Toutefois, cette toute-puissance et cette générosité ne suffisent pas. Car le sauveur peut s’avérer être un sauveteur. « Je veux d’abord te convaincre que j’agis pour votre bien », explique Walter à Norah (chap. 7, tome 2, p. 32. Souligné dans le texte). Ainsi, le problème ne provient pas des ennemis extérieurs, ni même d’un conflit entre sauver sa peau et sauver la planète, mais, plus profondément, de la rédemption : si grand soit ce bien, il ne vaut rien tant qu’il n’est pas désiré. Et telle est la raison profonde pour laquelle les dix se révoltent.

Pour autant, la solution est-elle l’éviction définitive du « maitre du jeu », c’est-à-dire sa mort ? Reconnaissons-le, la question est passionnante. Et prend le temps d’être posée. Son exploration est toutefois insuffisante, faute de profondeur éthique du côté des protagonistes, et de profondeur métaphysique, voire théologique du côté du scénariste. Mais, pour un chrétien, quelle aubaine !

En effet, le Dieu Créateur se présente à nous comme Providence et Jésus, comme Sauveur. En quoi se différencie-t-il de Walter ? The Nice House on the Lake permet de comprendre que certaines réactions athées se soient présentées comme des révoltes allant jusqu’à tuer symboliquement Dieu (« Dieu est mort, nous l’avons tous tués », criait Nietzsche). Vécue comme indifférence ou interprétée comme puissance déterministe, la Providence ne peut qu’être synonyme de violence.

Pourtant, le Dieu biblique avait déjà répondu à cette objection aussi importante que récurrente. Pour la théologie classique héritée de saint Thomas : la Cause première qui n’aime pas multiplier les miracles, agit par et dans les causes secondes, à savoir les libertés humaines. Pour nombre de théologiens contemporains, à la suite de Hans Jonas : Dieu se retire, au maximum parce qu’il est impuissant, au minimum, parce qu’il est ignorant de nos décisions à venir, se laisse surprendre par elles et prend des risques.

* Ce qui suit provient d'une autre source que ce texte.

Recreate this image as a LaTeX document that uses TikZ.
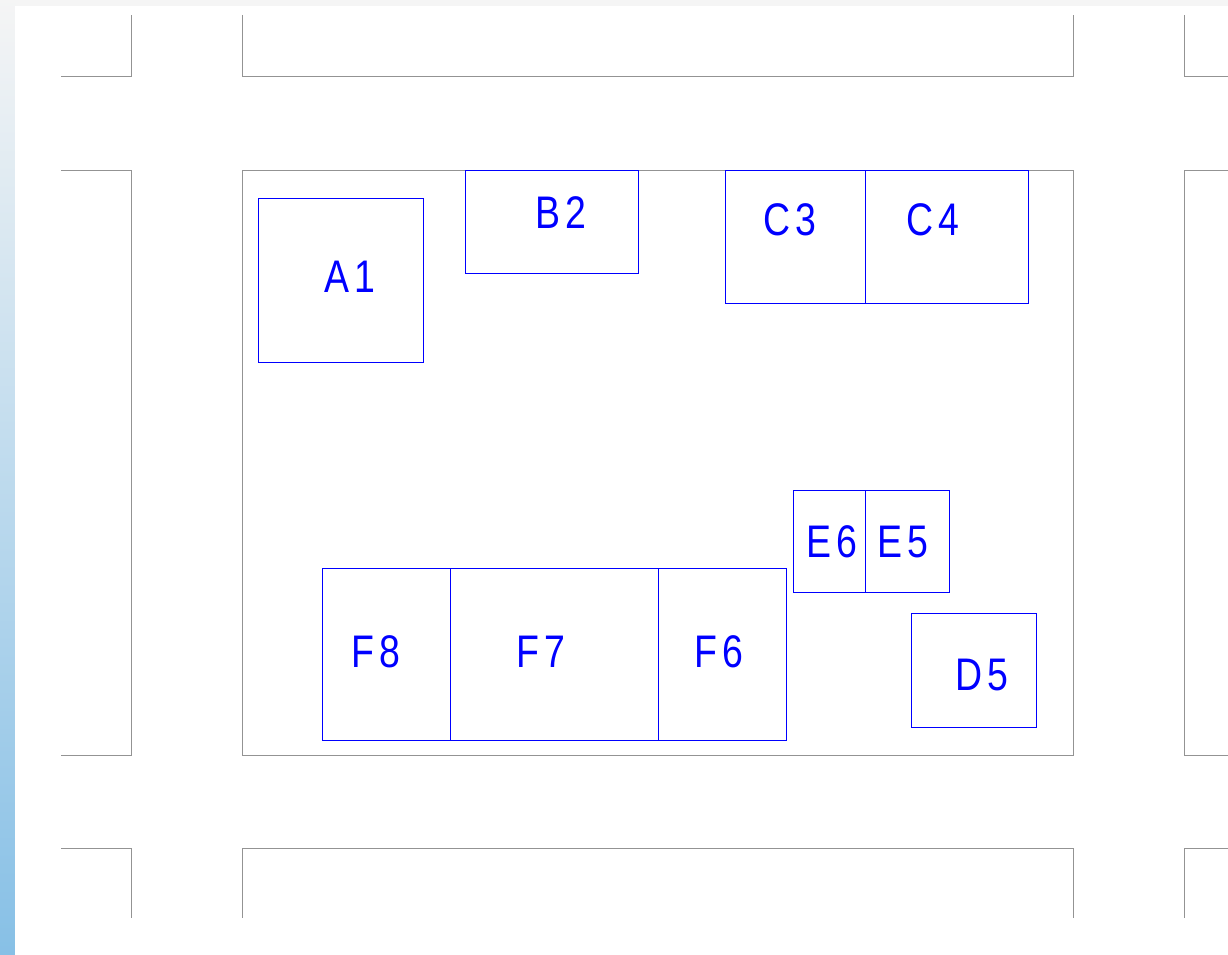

Une troisième voie est possible. Pour une théologie qui réinterprète la toute-puissance divine sur l’être à la douce lumière de l’amour, la réponse se concentre dans deux paroles de Jésus : « C’est la gloire de mon Père que vous portiez beaucoup de fruit » (Jn 15,8) ; « Amen, amen, je vous le dis : celui qui croit en moi fera les œuvres que je fais. Il en fera même de plus grandes » (Jn 14,12). La gloire du Donateur aimant est que, dans une cascade qui ne retarde pas la boucle, mais s’y intègre, le bénéficiaire aimé devient donateur par réponse dans une fécondité encore « plus grande ». En termes concrets : la toute-puissance divine ne se révèle jamais mieux que par nos mains et nos cœurs.